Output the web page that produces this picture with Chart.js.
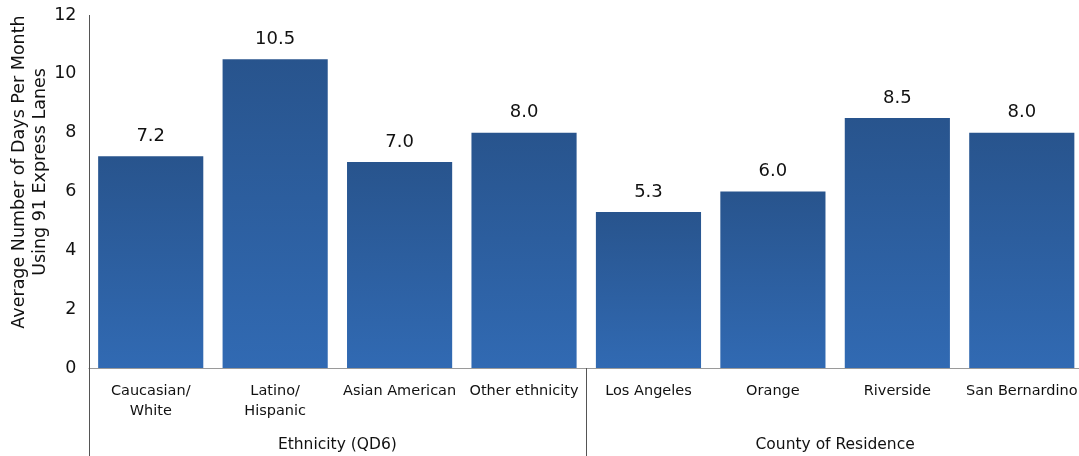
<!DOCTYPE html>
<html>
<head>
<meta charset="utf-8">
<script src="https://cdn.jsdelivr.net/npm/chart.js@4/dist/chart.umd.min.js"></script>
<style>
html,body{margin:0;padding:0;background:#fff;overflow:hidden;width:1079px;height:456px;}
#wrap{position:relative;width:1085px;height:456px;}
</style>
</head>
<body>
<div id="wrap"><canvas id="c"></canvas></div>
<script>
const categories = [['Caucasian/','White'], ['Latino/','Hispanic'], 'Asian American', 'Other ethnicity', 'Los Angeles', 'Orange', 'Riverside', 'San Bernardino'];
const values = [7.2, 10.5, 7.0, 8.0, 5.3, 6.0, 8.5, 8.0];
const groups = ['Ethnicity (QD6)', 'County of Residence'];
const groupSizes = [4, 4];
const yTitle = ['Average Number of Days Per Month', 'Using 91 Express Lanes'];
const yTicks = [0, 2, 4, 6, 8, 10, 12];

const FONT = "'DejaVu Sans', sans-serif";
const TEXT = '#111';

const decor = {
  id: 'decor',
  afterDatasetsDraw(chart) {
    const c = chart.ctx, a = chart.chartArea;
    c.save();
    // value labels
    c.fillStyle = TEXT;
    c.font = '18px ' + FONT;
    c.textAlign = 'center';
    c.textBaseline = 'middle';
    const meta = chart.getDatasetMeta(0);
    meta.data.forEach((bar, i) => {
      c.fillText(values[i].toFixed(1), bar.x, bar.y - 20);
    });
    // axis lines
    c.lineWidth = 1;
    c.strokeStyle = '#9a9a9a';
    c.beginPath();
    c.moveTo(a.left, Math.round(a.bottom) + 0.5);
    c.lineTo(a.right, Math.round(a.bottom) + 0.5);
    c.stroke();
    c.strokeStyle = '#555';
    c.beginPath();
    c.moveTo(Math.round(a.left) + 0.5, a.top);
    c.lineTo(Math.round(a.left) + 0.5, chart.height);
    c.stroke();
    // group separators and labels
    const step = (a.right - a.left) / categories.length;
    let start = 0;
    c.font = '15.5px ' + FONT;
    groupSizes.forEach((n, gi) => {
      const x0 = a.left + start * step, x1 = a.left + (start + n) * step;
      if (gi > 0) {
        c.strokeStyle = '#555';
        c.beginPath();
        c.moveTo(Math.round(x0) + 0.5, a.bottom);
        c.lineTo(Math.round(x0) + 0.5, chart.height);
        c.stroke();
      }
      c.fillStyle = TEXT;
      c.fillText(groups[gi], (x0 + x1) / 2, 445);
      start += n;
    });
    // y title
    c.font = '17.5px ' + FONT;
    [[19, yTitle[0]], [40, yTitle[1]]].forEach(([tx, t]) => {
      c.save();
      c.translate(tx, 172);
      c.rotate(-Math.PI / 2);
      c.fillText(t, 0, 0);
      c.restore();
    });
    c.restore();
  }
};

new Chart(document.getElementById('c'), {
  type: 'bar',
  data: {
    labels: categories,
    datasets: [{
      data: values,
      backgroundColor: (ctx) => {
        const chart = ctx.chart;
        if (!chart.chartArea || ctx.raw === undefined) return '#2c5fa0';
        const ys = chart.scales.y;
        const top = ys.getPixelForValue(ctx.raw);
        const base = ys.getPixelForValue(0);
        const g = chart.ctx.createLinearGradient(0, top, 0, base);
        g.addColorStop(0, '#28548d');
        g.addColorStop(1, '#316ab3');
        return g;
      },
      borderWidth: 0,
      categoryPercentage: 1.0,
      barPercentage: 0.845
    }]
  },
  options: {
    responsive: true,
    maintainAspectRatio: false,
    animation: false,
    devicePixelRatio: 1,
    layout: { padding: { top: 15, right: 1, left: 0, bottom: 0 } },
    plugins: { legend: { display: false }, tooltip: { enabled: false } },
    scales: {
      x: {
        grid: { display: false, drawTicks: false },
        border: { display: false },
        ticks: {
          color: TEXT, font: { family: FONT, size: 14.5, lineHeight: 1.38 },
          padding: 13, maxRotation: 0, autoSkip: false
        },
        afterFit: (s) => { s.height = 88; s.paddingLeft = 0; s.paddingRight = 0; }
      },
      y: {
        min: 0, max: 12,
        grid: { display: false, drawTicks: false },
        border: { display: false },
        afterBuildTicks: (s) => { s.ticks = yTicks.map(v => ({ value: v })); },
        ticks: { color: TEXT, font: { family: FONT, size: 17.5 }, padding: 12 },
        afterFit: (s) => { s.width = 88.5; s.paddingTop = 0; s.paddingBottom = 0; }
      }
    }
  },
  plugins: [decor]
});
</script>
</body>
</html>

TASK DESCRIPTION: Quote the full listing above word for word; exclude every picture from the copy.

REPLY:
Output the web page that produces this picture with Chart.js.
<!DOCTYPE html>
<html>
<head>
<meta charset="utf-8">
<script src="https://cdn.jsdelivr.net/npm/chart.js@4/dist/chart.umd.min.js"></script>
<style>
html,body{margin:0;padding:0;background:#fff;overflow:hidden;width:1079px;height:456px;}
#wrap{position:relative;width:1085px;height:456px;}
</style>
</head>
<body>
<div id="wrap"><canvas id="c"></canvas></div>
<script>
const categories = [['Caucasian/','White'], ['Latino/','Hispanic'], 'Asian American', 'Other ethnicity', 'Los Angeles', 'Orange', 'Riverside', 'San Bernardino'];
const values = [7.2, 10.5, 7.0, 8.0, 5.3, 6.0, 8.5, 8.0];
const groups = ['Ethnicity (QD6)', 'County of Residence'];
const groupSizes = [4, 4];
const yTitle = ['Average Number of Days Per Month', 'Using 91 Express Lanes'];
const yTicks = [0, 2, 4, 6, 8, 10, 12];

const FONT = "'DejaVu Sans', sans-serif";
const TEXT = '#111';

const decor = {
  id: 'decor',
  afterDatasetsDraw(chart) {
    const c = chart.ctx, a = chart.chartArea;
    c.save();
    // value labels
    c.fillStyle = TEXT;
    c.font = '18px ' + FONT;
    c.textAlign = 'center';
    c.textBaseline = 'middle';
    const meta = chart.getDatasetMeta(0);
    meta.data.forEach((bar, i) => {
      c.fillText(values[i].toFixed(1), bar.x, bar.y - 20);
    });
    // axis lines
    c.lineWidth = 1;
    c.strokeStyle = '#9a9a9a';
    c.beginPath();
    c.moveTo(a.left, Math.round(a.bottom) + 0.5);
    c.lineTo(a.right, Math.round(a.bottom) + 0.5);
    c.stroke();
    c.strokeStyle = '#555';
    c.beginPath();
    c.moveTo(Math.round(a.left) + 0.5, a.top);
    c.lineTo(Math.round(a.left) + 0.5, chart.height);
    c.stroke();
    // group separators and labels
    const step = (a.right - a.left) / categories.length;
    let start = 0;
    c.font = '15.5px ' + FONT;
    groupSizes.forEach((n, gi) => {
      const x0 = a.left + start * step, x1 = a.left + (start + n) * step;
      if (gi > 0) {
        c.strokeStyle = '#555';
        c.beginPath();
        c.moveTo(Math.round(x0) + 0.5, a.bottom);
        c.lineTo(Math.round(x0) + 0.5, chart.height);
        c.stroke();
      }
      c.fillStyle = TEXT;
      c.fillText(groups[gi], (x0 + x1) / 2, 445);
      start += n;
    });
    // y title
    c.font = '17.5px ' + FONT;
    [[19, yTitle[0]], [40, yTitle[1]]].forEach(([tx, t]) => {
      c.save();
      c.translate(tx, 172);
      c.rotate(-Math.PI / 2);
      c.fillText(t, 0, 0);
      c.restore();
    });
    c.restore();
  }
};

new Chart(document.getElementById('c'), {
  type: 'bar',
  data: {
    labels: categories,
    datasets: [{
      data: values,
      backgroundColor: (ctx) => {
        const chart = ctx.chart;
        if (!chart.chartArea || ctx.raw === undefined) return '#2c5fa0';
        const ys = chart.scales.y;
        const top = ys.getPixelForValue(ctx.raw);
        const base = ys.getPixelForValue(0);
        const g = chart.ctx.createLinearGradient(0, top, 0, base);
        g.addColorStop(0, '#28548d');
        g.addColorStop(1, '#316ab3');
        return g;
      },
      borderWidth: 0,
      categoryPercentage: 1.0,
      barPercentage: 0.845
    }]
  },
  options: {
    responsive: true,
    maintainAspectRatio: false,
    animation: false,
    devicePixelRatio: 1,
    layout: { padding: { top: 15, right: 1, left: 0, bottom: 0 } },
    plugins: { legend: { display: false }, tooltip: { enabled: false } },
    scales: {
      x: {
        grid: { display: false, drawTicks: false },
        border: { display: false },
        ticks: {
          color: TEXT, font: { family: FONT, size: 14.5, lineHeight: 1.38 },
          padding: 13, maxRotation: 0, autoSkip: false
        },
        afterFit: (s) => { s.height = 88; s.paddingLeft = 0; s.paddingRight = 0; }
      },
      y: {
        min: 0, max: 12,
        grid: { display: false, drawTicks: false },
        border: { display: false },
        afterBuildTicks: (s) => { s.ticks = yTicks.map(v => ({ value: v })); },
        ticks: { color: TEXT, font: { family: FONT, size: 17.5 }, padding: 12 },
        afterFit: (s) => { s.width = 88.5; s.paddingTop = 0; s.paddingBottom = 0; }
      }
    }
  },
  plugins: [decor]
});
</script>
</body>
</html>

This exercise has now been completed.